What a lovely world he creates here, among the derelict shacks and cabins of the Pennsylvania foothills of Matewan a moral struggle is fought, flawed characters with faces blackened by coaldust fumble with great ideals and big hopes for a better future, and the one thing that stands between them and justice is their own prejudice. I like how the film suggests that for the collective to be reformed the individual must be reformed first, that we need to look inwards first before we make a stand. The stand in the film is heroic but also desperate, a bit of a lawless old West on the way to emancipation. John Sayles is a leftist and this comes across loud and clear in Matewan, but unlike a Godard film like Week End, Sayles doesn't call for blood, he calls for social justice.

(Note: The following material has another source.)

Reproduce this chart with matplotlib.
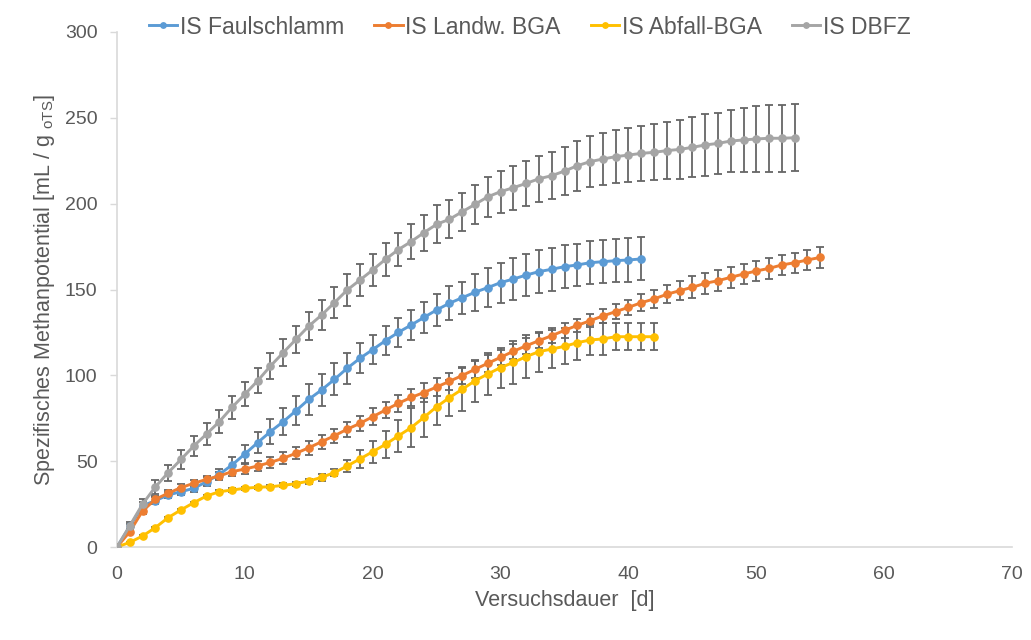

The narrative here sprawls in and out of log cabins where sullen faces plot strikes and discuss ideals, in and out of makeshift tents and muddy town streets where coalminers live and die and sing, now a fiddle or harmonica is calling out from the dark the sad tune of a life of suffering, and the finale is sealed with a shootout filled with tragedy and hope. Sayles' camera doesn't intrude in any of this, rather it's invited in and hankers down out of way to quietly listen or conspire.
Matewan makes a great doublebill with Martin Ritt's The Molly Maguires, another forlorn drama of the oppressed that speaks of moral devastation in the Pennsylvania coal fields, but more, it stands by itself as one of the great American narratives of the 80's.